The Studio Museum in Harlem, New York, USA
Asked to name a handful of contemporary African-American artists, most followers of contemporary art will reel off the names of Glenn Ligon, Kara Walker, Ellen Gallagher or Fred Wilson, artists whose conceptual approaches to issues of race, gender, and identity challenged the exclusivity of the white-dominated art world in the 1990s. But mention names such as Dean Mitchell, Alonzo Adams or Kadir Nelson and you’ll probably be greeted with a quizzical stare. That’s because these artists, among the 30 represented in the Studio Museum in Harlem’s ‘Black Romantic’ - a show examining the ‘figurative impulse’ in current black American art - are anything but household names in the art world. Which is not to say that this is a show of ‘outsider’ art in the traditional sense: all these artists have found levels of commercial success as well as venues for showing their work, and nearly all have had formal art training. But the broad popularity of the kind of figurative Realism they represent exists almost exclusively outside the mainstream, within a parallel art world with distinct circuits of distribution, value and reception supported by an enthusiastic black middle class.
Thelma Golden, the show’s curator, has admitted her own ambivalent, uncomfortable lack of familiarity with or fondness for this type of work, which for the vast majority of African-Americans defines the essence of black art. Known for her ground-breaking ‘Black Male’ show at the Whitney Museum in 1994 and last year’s excellent ‘Freestyle’ exhibition at the Studio Museum in Harlem, Golden has successfully championed the kind of Postmodern strategies associated with Walker, Wilson et al., whose use of appropriation and irony characterized a generation of art-making. But such a definition of black art is the antithesis of everything in ‘Black Romantic’, a showcase of rather straightforward painting without a whiff of irony or critical detachment. Earnest, uplifting, realistic and, as Golden frankly observed, ‘undemanding’, this is art not just as most African-Americans see it, but as most people everywhere see it.

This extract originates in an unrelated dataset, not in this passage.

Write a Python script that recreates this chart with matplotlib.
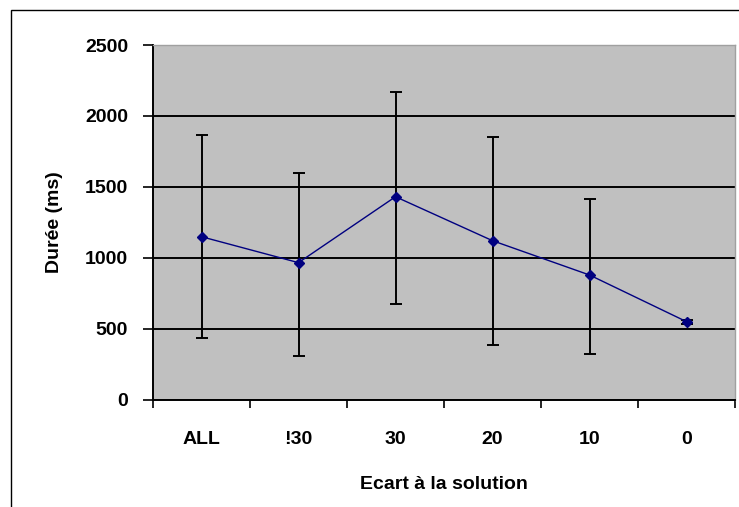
import matplotlib.pyplot as plt
from matplotlib.patches import Rectangle

# data
categories = ["ALL", "!30", "30", "20", "10", "0"]
durations = [1148, 965, 1430, 1120, 878, 549]
err_low = [432, 309, 671, 382, 319, 534]
err_high = [1865, 1595, 2171, 1853, 1414, 564]
y_ticks = [0, 500, 1000, 1500, 2000, 2500]

W, H, dpi = 739, 507, 100
fig = plt.figure(figsize=(W / dpi, H / dpi), dpi=dpi)
fig.patch.set_facecolor("white")

# outer chart border (cropped on the right and bottom in the reference)
fig.patches.append(Rectangle((11 / W, -0.05), 1.2, 1 - 10 / H + 0.05,
                             transform=fig.transFigure, fill=False,
                             edgecolor="black", linewidth=1.0))

left, right, top, bottom = 153, 735, 45, 399.5
ax = fig.add_axes([left / W, (H - bottom) / H, (right - left) / W, (bottom - top) / H])
ax.set_facecolor("#C0C0C0")

x = list(range(len(categories)))
lower = [d - lo for d, lo in zip(durations, err_low)]
upper = [hi - d for d, hi in zip(durations, err_high)]

ax.errorbar(x, durations, yerr=[lower, upper], fmt="none", ecolor="black",
            elinewidth=1.4, capsize=4, capthick=1.4, zorder=3)
ax.plot(x, durations, color="#000080", linewidth=1.0, marker="D",
        markersize=5, markerfacecolor="#000080", markeredgecolor="#000080", zorder=4)

ax.set_xlim(-0.5, len(categories) - 0.5)
ax.set_ylim(0, 2500)
ax.set_yticks(y_ticks)
ax.set_yticklabels([str(v) for v in y_ticks])
ax.yaxis.grid(True, color="black", linewidth=1.4)
ax.set_axisbelow(True)

# category ticks at boundaries, labels at centres
ax.set_xticks([i - 0.5 for i in range(len(categories) + 1)])
ax.set_xticklabels([])
ax.set_xticks(x, minor=True)
ax.set_xticklabels(categories, minor=True)
ax.tick_params(axis="x", which="major", direction="out", length=6, width=1.2, color="black")
ax.tick_params(axis="x", which="minor", length=0, pad=23)
ax.tick_params(axis="y", direction="out", length=7, width=1.2, pad=11)

fs = 14
for lab in ax.get_xticklabels(minor=True) + ax.get_yticklabels():
    lab.set_fontfamily("Liberation Sans")
    lab.set_fontweight("bold")
    lab.set_fontsize(fs)

ax.set_xlabel("Ecart à la solution", fontfamily="Liberation Sans",
              fontweight="bold", fontsize=fs, labelpad=20)
ax.set_ylabel("Durée (ms)", fontfamily="Liberation Sans",
              fontweight="bold", fontsize=fs, labelpad=16)

for side in ["left", "bottom"]:
    ax.spines[side].set_color("black")
    ax.spines[side].set_linewidth(1.4)
for side in ["top", "right"]:
    ax.spines[side].set_color("#A0A0A0")
    ax.spines[side].set_linewidth(1.0)

plt.savefig("out.png", dpi=dpi)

Precedents for this kind of work are everywhere, and include Winslow Homer, Grant Wood, the Wyeths and Norman Rockwell, whose legacy of homespun wisdom and comforting, if sentimentally humanistic, subject matter is in ample supply here. The show runs an uneven gamut from accomplished academic portraiture (Dean Mitchell’s nuanced and poignant depictions of blue-collar workers and average Joes stand out) to quasi-religious moral allegories (inner-city angels, city kids tending flowers growing up from cracked pavements) to the kind of popular commercial fantasy pictures found at vendors’ stands up and down 125th Street, outside the museum’s front door. The latter category includes everything from Egyptian goddesses in leopard-print négligés to a visionary black Venus who is part Botticelli and part 1970s album cover art. This diversity seems to be the point, because while many of these artists show at regional galleries specializing in black art, many others find their audiences via art fairs, shopping malls, community centres and local colleges, and on posters, prints and greeting cards.
Tender, uncomplicated evocations of family and community - strong and proud male youths, beautiful and nurturing women, sagacious old-timers and happy kids - are the preferred subjects, however. While obviously universal themes, what differentiates these from other regional American genre paintings is a certain implicit imperative to counter the way African-Americans have historically been depicted by others, undoing negative portrayals of black life in the mainstream media. This subtle corrective can make the most conventional approach to art look like a progressive enterprise. What differentiates Kadir Nelson’s illustrations of heroic basketball jocks and dignified children, for example, from Rockwell’s Saturday Evening Post scenes of middle-class nobility and small-town wholesomeness is that the latter’s mid-century imagery mythologized how white Americans already saw themselves, whereas Nelson and others are quietly claiming a new revisionist mythology to replace age-old stereotypes.
The Studio Museum in Harlem is in an unenviable position. On the one hand it represents a community and a culture, while on the other it is committed to presenting the foremost achievements of African-American artists to a wider world. The museum has been criticized by some in the black community, especially in its own backyard, Harlem, for ignoring precisely this kind of art in favour of the highbrow avant-garde practices that will be accepted downtown. ‘Black Romantic’ seems to be an acknowledgement and a questioning of those criticisms, and deserves credit for raising the issue of which black artists are on the inside and which are on the outside, and why. But the gesture, both hesitant and understandably equivocal, is unaided by a frequently underwhelming and mediocre selection of works. While the well-intentioned goal was clearly to suspend judgement and be inclusive, along the way the exhibition seems to have jettisoned curatorial considerations of quality - which is perhaps not the best way to get a potentially lively debate about taste, relevance, kitsch and the chasm between populist and élitist culture off the ground.